En la nueva contienda lo animaba, tanto la anhelada unidad alcanzada por el Delegado, como la oposición de importantes sectores y grupos de las «clases privilegiadas» o los «favorecidos de la fortuna» al ideal independentista: «Nos dejan solos. Ahí está mi fe, porque todas las revoluciones que hacen los pueblos son las que principian por hacer temblar y concluyen con el triunfo. Solo el proletario tiene corazón bastante para llegar, donde quiera y por cualquier camino».

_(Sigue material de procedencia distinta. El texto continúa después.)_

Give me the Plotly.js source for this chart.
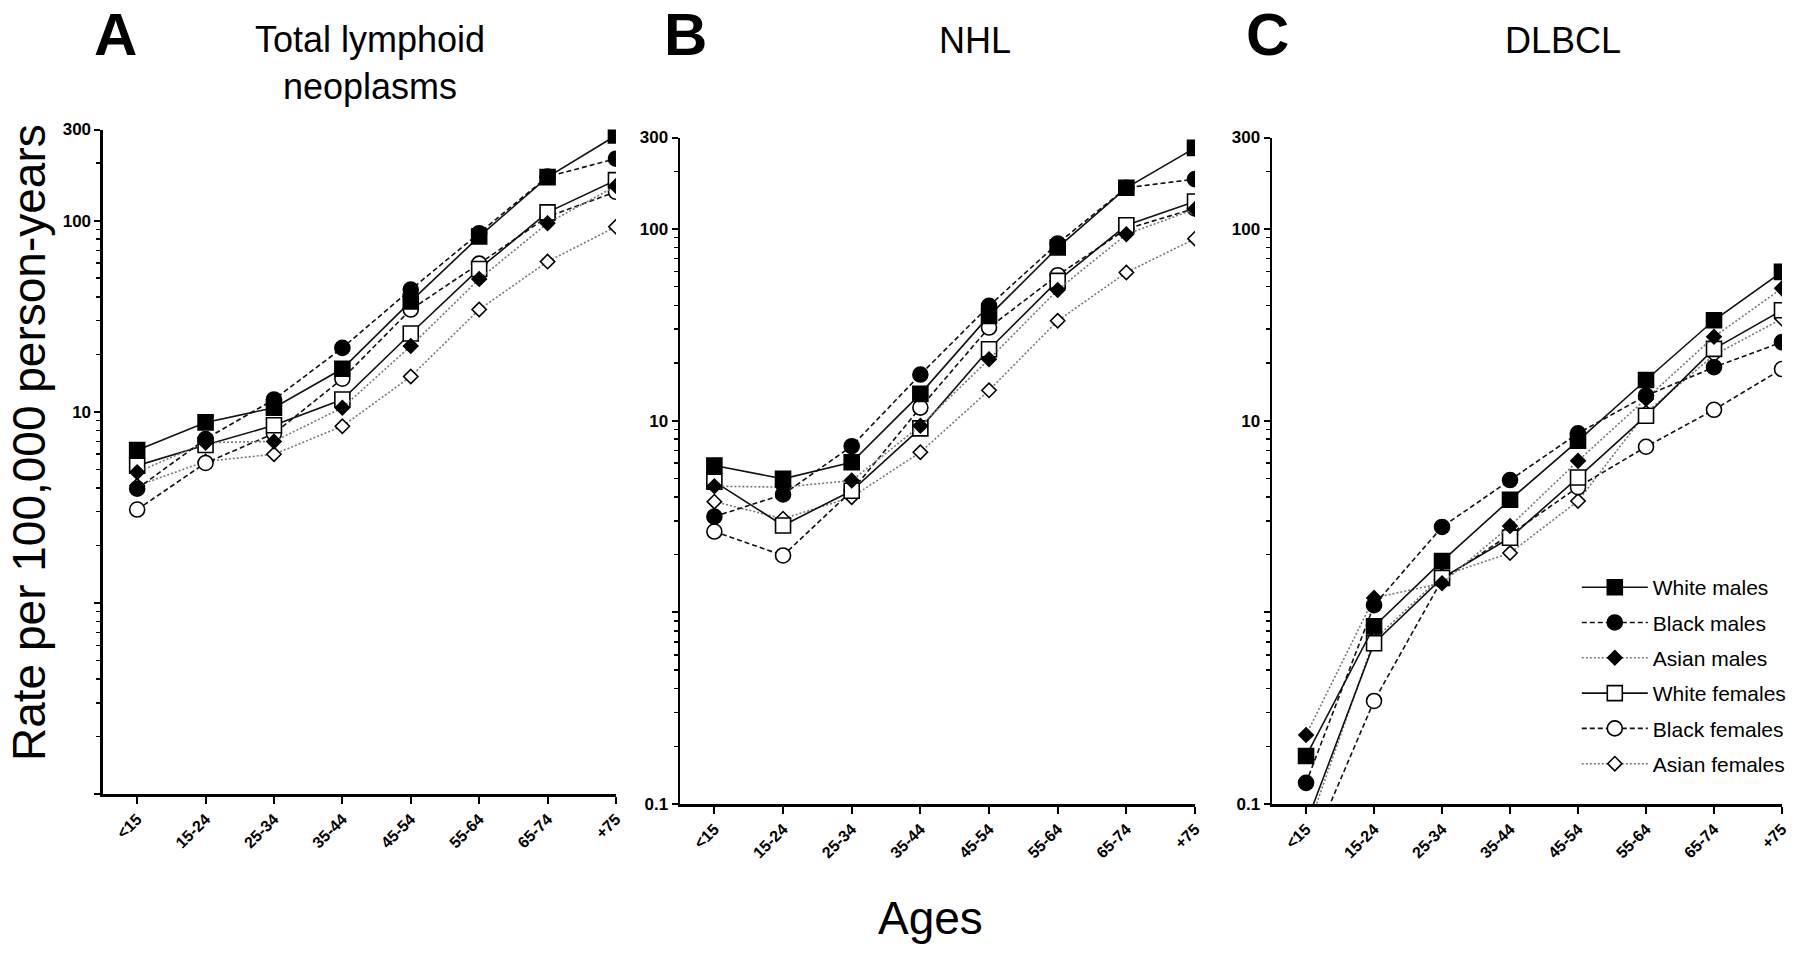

La audacia e intrepidez sin límites se evidencian en cada una de sus acciones militares: la campaña Circular, en Camagüey (junio-octubre de 1895); la Lanzadera, en La Habana (enero-febrero de 1896); hasta llegar a la impresionante campaña de La Reforma, en Las Villas, entre 1897 y abril de 1898. Todo esto, con un ejército colonial muy superior en hombres y armamentos tras sus pasos, y la muerte siempre al acecho.
El 10 de diciembre de 1898 quedó firmado el tratado de paz acordado en París entre España y Estados Unidos.
Durante la ocupación militar de Estados Unidos entre 1899 y 1902, la proyección del Generalísimo evidenció la concepción de una estrategia política orientada a la retirada de las tropas interventoras en un plazo breve, y el inmediato establecimiento de la República de Cuba. En el centro de ese accionar estuvo la búsqueda de la unidad entre el fragmentado independentismo.
La concepción y defensa de la candidatura de Tomás Estrada Palma como presidente, y de Bartolomé Masó como vicepresidente de la República, se insertaron entre sus postulados claves de unidad consustanciales a sus definiciones estratégicas.
Los consejos al pueblo cubano, publicados en la prensa de la época, después de establecida la república el 20 de mayo de 1902, continuaron hasta su muerte en La Habana, el 17 de junio de 1905. Nunca abandonó a los cubanos a su suerte, ni aun en las circunstancias más difíciles, tal como le ratificara al puertorriqueño Sotero Figueroa: «En el pueblo está la razón de nuestra existencia, y con el Pueblo y por el Pueblo estaremos, aun cuando agotemos toda la amargura del cáliz».